**SOURCE DATA**:
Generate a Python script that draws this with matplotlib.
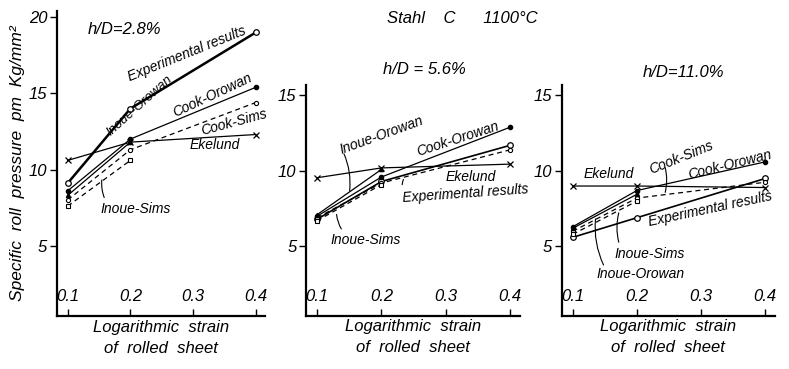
import matplotlib
matplotlib.use("Agg")
import matplotlib.pyplot as plt

plt.rcParams["font.family"] = ["Liberation Sans", "DejaVu Sans"]
plt.rcParams["font.style"] = "italic"

# logarithmic strain of rolled sheet
strain = [0.1, 0.2, 0.4]
strain_inoue = [0.1, 0.2]

# h/D = 2.8 %
exp_28 = [9.1, 14.0, 19.0]
cook_orowan_28 = [8.6, 12.0, 15.4]
cook_sims_28 = [8.0, 11.3, 14.4]
ekelund_28 = [10.6, 11.8, 12.3]
inoue_orowan_28 = [8.3, 11.8]
inoue_sims_28 = [7.6, 10.6]

# h/D = 5.6 %
exp_56 = [6.8, 9.3, 11.7]
cook_orowan_56 = [7.0, 9.6, 12.9]
cook_sims_56 = [6.9, 9.2, 11.4]
ekelund_56 = [9.55, 10.2, 10.45]
inoue_orowan_56 = [7.1, 10.1]
inoue_sims_56 = [6.7, 9.1]

# h/D = 11.0 %
exp_110 = [5.6, 6.9, 9.5]
cook_orowan_110 = [6.3, 8.7, 10.6]
cook_sims_110 = [6.0, 8.2, 9.25]
ekelund_110 = [9.0, 9.0, 8.9]
inoue_orowan_110 = [6.2, 8.45]
inoue_sims_110 = [5.8, 8.0]

x_ticks = [0.1, 0.2, 0.3, 0.4]
x_tick_labels = ["0.1", "0.2", "0.3", "0.4"]


def draw_panel(ax, exp, co, cs, ek, io, isi, exp_lw=1.2):
    kw = dict(color="black", clip_on=False)
    ax.plot(strain, exp, lw=exp_lw, marker="o", ms=4, mfc="white", mew=0.9, **kw)
    ax.plot(strain, co, lw=0.9, marker="o", ms=3, mfc="black", **kw)
    ax.plot(strain, cs, lw=0.9, ls=(0, (4, 3)), marker="o", ms=3, mfc="white", mew=0.8, **kw)
    ax.plot(strain, ek, lw=0.9, marker="x", ms=4, mew=0.9, **kw)
    ax.plot(strain_inoue, io, lw=0.9, marker="^", ms=3, mfc="black", **kw)
    ax.plot(strain_inoue, isi, lw=0.9, ls=(0, (4, 3)), marker="s", ms=3, mfc="white", mew=0.8, **kw)


def style_axes(ax, ymax, yticks):
    ax.set_xlim(0.083, 0.415)
    ax.set_ylim(0.4, ymax)
    for side in ("top", "right"):
        ax.spines[side].set_visible(False)
    for side in ("left", "bottom"):
        ax.spines[side].set_linewidth(1.6)
    ax.set_xticks(x_ticks)
    ax.set_xticklabels(x_tick_labels)
    ax.set_yticks(yticks)
    ax.set_yticklabels([str(v) for v in yticks])
    ax.tick_params(axis="x", direction="in", length=5, width=1.0, pad=-19, labelsize=12)
    ax.tick_params(axis="y", direction="out", length=5, width=1.0, pad=2, labelsize=12)
    ax.text(0.5, -0.015, "Logarithmic  strain\nof  rolled  sheet", transform=ax.transAxes,
            ha="center", va="top", fontsize=12, linespacing=1.45)


def label(ax, s, x, y, rot=0, size=10, **kw):
    ax.text(x, y, s, rotation=rot, ha="center", va="center", fontsize=size,
            rotation_mode="anchor", clip_on=False, **kw)


def leader(ax, x0, y0, x1, y1):
    ax.annotate("", xy=(x1, y1), xytext=(x0, y0),
                arrowprops=dict(arrowstyle="-", color="black", lw=0.8,
                                connectionstyle="arc3,rad=-0.15"),
                annotation_clip=False)


fig = plt.figure(figsize=(7.89, 3.69), dpi=100)

ax1 = fig.add_axes([0.0722, 0.144, 0.264, 0.826])
ax2 = fig.add_axes([0.388, 0.144, 0.271, 0.626])
ax3 = fig.add_axes([0.712, 0.144, 0.270, 0.626])

draw_panel(ax1, exp_28, cook_orowan_28, cook_sims_28, ekelund_28,
           inoue_orowan_28, inoue_sims_28, exp_lw=1.8)
draw_panel(ax2, exp_56, cook_orowan_56, cook_sims_56, ekelund_56,
           inoue_orowan_56, inoue_sims_56)
draw_panel(ax3, exp_110, cook_orowan_110, cook_sims_110, ekelund_110,
           inoue_orowan_110, inoue_sims_110)

style_axes(ax1, 20.4, [5, 10, 15, 20])
style_axes(ax2, 15.7, [5, 10, 15])
style_axes(ax3, 15.7, [5, 10, 15])

ax1.set_ylabel("Specific  roll  pressure  pm  Kg/mm²", fontsize=12.5, labelpad=3)

# panel 1 labels
label(ax1, "h/D=2.8%", 0.19, 19.2, size=12)
label(ax1, "Experimental results", 0.29, 17.6, rot=22)
label(ax1, "Inoue-Orowan", 0.215, 14.2, rot=42, size=9.5)
label(ax1, "Cook-Orowan", 0.33, 14.9, rot=25)
label(ax1, "Cook-Sims", 0.365, 13.1, rot=15)
label(ax1, "Ekelund", 0.335, 11.6)
label(ax1, "Inoue-Sims", 0.209, 7.4)
leader(ax1, 0.16, 8.0, 0.155, 9.5)

# panel 2 labels
label(ax2, "h/D = 5.6%", 0.267, 16.7, size=12)
label(ax2, "Inoue-Orowan", 0.2, 12.4, rot=20)
leader(ax2, 0.14, 11.3, 0.15, 8.5)
label(ax2, "Cook-Orowan", 0.318, 12.1, rot=18)
label(ax2, "Ekelund", 0.339, 9.6)
label(ax2, "Experimental results", 0.33, 8.5, rot=4)
leader(ax2, 0.232, 8.9, 0.236, 9.6)
label(ax2, "Inoue-Sims", 0.175, 5.4)
leader(ax2, 0.14, 6.0, 0.13, 7.3)

# panel 3 labels
label(ax3, "h/D=11.0%", 0.273, 16.5, size=12)
label(ax3, "Ekelund", 0.157, 9.8)
label(ax3, "Cook-Sims", 0.27, 10.9, rot=22)
leader(ax3, 0.243, 10.4, 0.243, 8.4)
label(ax3, "Cook-Orowan", 0.345, 10.4, rot=14)
label(ax3, "Experimental results", 0.315, 7.5, rot=12)
label(ax3, "Inoue-Sims", 0.22, 4.5)
leader(ax3, 0.173, 5.1, 0.173, 7.4)
label(ax3, "Inoue-Orowan", 0.205, 3.2)
leader(ax3, 0.15, 3.6, 0.136, 7.0)

fig.text(0.586, 0.95, "Stahl    C      1100°C", ha="center", va="center", fontsize=12)

fig.savefig("out.png", dpi=100)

**TASK GOAL**:
Your task is to reproduce all of the material exactly. The pictures stay out.

**PROBLEM SOLUTION**:
Generate a Python script that draws this with matplotlib.
import matplotlib
matplotlib.use("Agg")
import matplotlib.pyplot as plt

plt.rcParams["font.family"] = ["Liberation Sans", "DejaVu Sans"]
plt.rcParams["font.style"] = "italic"

# logarithmic strain of rolled sheet
strain = [0.1, 0.2, 0.4]
strain_inoue = [0.1, 0.2]

# h/D = 2.8 %
exp_28 = [9.1, 14.0, 19.0]
cook_orowan_28 = [8.6, 12.0, 15.4]
cook_sims_28 = [8.0, 11.3, 14.4]
ekelund_28 = [10.6, 11.8, 12.3]
inoue_orowan_28 = [8.3, 11.8]
inoue_sims_28 = [7.6, 10.6]

# h/D = 5.6 %
exp_56 = [6.8, 9.3, 11.7]
cook_orowan_56 = [7.0, 9.6, 12.9]
cook_sims_56 = [6.9, 9.2, 11.4]
ekelund_56 = [9.55, 10.2, 10.45]
inoue_orowan_56 = [7.1, 10.1]
inoue_sims_56 = [6.7, 9.1]

# h/D = 11.0 %
exp_110 = [5.6, 6.9, 9.5]
cook_orowan_110 = [6.3, 8.7, 10.6]
cook_sims_110 = [6.0, 8.2, 9.25]
ekelund_110 = [9.0, 9.0, 8.9]
inoue_orowan_110 = [6.2, 8.45]
inoue_sims_110 = [5.8, 8.0]

x_ticks = [0.1, 0.2, 0.3, 0.4]
x_tick_labels = ["0.1", "0.2", "0.3", "0.4"]


def draw_panel(ax, exp, co, cs, ek, io, isi, exp_lw=1.2):
    kw = dict(color="black", clip_on=False)
    ax.plot(strain, exp, lw=exp_lw, marker="o", ms=4, mfc="white", mew=0.9, **kw)
    ax.plot(strain, co, lw=0.9, marker="o", ms=3, mfc="black", **kw)
    ax.plot(strain, cs, lw=0.9, ls=(0, (4, 3)), marker="o", ms=3, mfc="white", mew=0.8, **kw)
    ax.plot(strain, ek, lw=0.9, marker="x", ms=4, mew=0.9, **kw)
    ax.plot(strain_inoue, io, lw=0.9, marker="^", ms=3, mfc="black", **kw)
    ax.plot(strain_inoue, isi, lw=0.9, ls=(0, (4, 3)), marker="s", ms=3, mfc="white", mew=0.8, **kw)


def style_axes(ax, ymax, yticks):
    ax.set_xlim(0.083, 0.415)
    ax.set_ylim(0.4, ymax)
    for side in ("top", "right"):
        ax.spines[side].set_visible(False)
    for side in ("left", "bottom"):
        ax.spines[side].set_linewidth(1.6)
    ax.set_xticks(x_ticks)
    ax.set_xticklabels(x_tick_labels)
    ax.set_yticks(yticks)
    ax.set_yticklabels([str(v) for v in yticks])
    ax.tick_params(axis="x", direction="in", length=5, width=1.0, pad=-19, labelsize=12)
    ax.tick_params(axis="y", direction="out", length=5, width=1.0, pad=2, labelsize=12)
    ax.text(0.5, -0.015, "Logarithmic  strain\nof  rolled  sheet", transform=ax.transAxes,
            ha="center", va="top", fontsize=12, linespacing=1.45)


def label(ax, s, x, y, rot=0, size=10, **kw):
    ax.text(x, y, s, rotation=rot, ha="center", va="center", fontsize=size,
            rotation_mode="anchor", clip_on=False, **kw)


def leader(ax, x0, y0, x1, y1):
    ax.annotate("", xy=(x1, y1), xytext=(x0, y0),
                arrowprops=dict(arrowstyle="-", color="black", lw=0.8,
                                connectionstyle="arc3,rad=-0.15"),
                annotation_clip=False)


fig = plt.figure(figsize=(7.89, 3.69), dpi=100)

ax1 = fig.add_axes([0.0722, 0.144, 0.264, 0.826])
ax2 = fig.add_axes([0.388, 0.144, 0.271, 0.626])
ax3 = fig.add_axes([0.712, 0.144, 0.270, 0.626])

draw_panel(ax1, exp_28, cook_orowan_28, cook_sims_28, ekelund_28,
           inoue_orowan_28, inoue_sims_28, exp_lw=1.8)
draw_panel(ax2, exp_56, cook_orowan_56, cook_sims_56, ekelund_56,
           inoue_orowan_56, inoue_sims_56)
draw_panel(ax3, exp_110, cook_orowan_110, cook_sims_110, ekelund_110,
           inoue_orowan_110, inoue_sims_110)

style_axes(ax1, 20.4, [5, 10, 15, 20])
style_axes(ax2, 15.7, [5, 10, 15])
style_axes(ax3, 15.7, [5, 10, 15])

ax1.set_ylabel("Specific  roll  pressure  pm  Kg/mm²", fontsize=12.5, labelpad=3)

# panel 1 labels
label(ax1, "h/D=2.8%", 0.19, 19.2, size=12)
label(ax1, "Experimental results", 0.29, 17.6, rot=22)
label(ax1, "Inoue-Orowan", 0.215, 14.2, rot=42, size=9.5)
label(ax1, "Cook-Orowan", 0.33, 14.9, rot=25)
label(ax1, "Cook-Sims", 0.365, 13.1, rot=15)
label(ax1, "Ekelund", 0.335, 11.6)
label(ax1, "Inoue-Sims", 0.209, 7.4)
leader(ax1, 0.16, 8.0, 0.155, 9.5)

# panel 2 labels
label(ax2, "h/D = 5.6%", 0.267, 16.7, size=12)
label(ax2, "Inoue-Orowan", 0.2, 12.4, rot=20)
leader(ax2, 0.14, 11.3, 0.15, 8.5)
label(ax2, "Cook-Orowan", 0.318, 12.1, rot=18)
label(ax2, "Ekelund", 0.339, 9.6)
label(ax2, "Experimental results", 0.33, 8.5, rot=4)
leader(ax2, 0.232, 8.9, 0.236, 9.6)
label(ax2, "Inoue-Sims", 0.175, 5.4)
leader(ax2, 0.14, 6.0, 0.13, 7.3)

# panel 3 labels
label(ax3, "h/D=11.0%", 0.273, 16.5, size=12)
label(ax3, "Ekelund", 0.157, 9.8)
label(ax3, "Cook-Sims", 0.27, 10.9, rot=22)
leader(ax3, 0.243, 10.4, 0.243, 8.4)
label(ax3, "Cook-Orowan", 0.345, 10.4, rot=14)
label(ax3, "Experimental results", 0.315, 7.5, rot=12)
label(ax3, "Inoue-Sims", 0.22, 4.5)
leader(ax3, 0.173, 5.1, 0.173, 7.4)
label(ax3, "Inoue-Orowan", 0.205, 3.2)
leader(ax3, 0.15, 3.6, 0.136, 7.0)

fig.text(0.586, 0.95, "Stahl    C      1100°C", ha="center", va="center", fontsize=12)

fig.savefig("out.png", dpi=100)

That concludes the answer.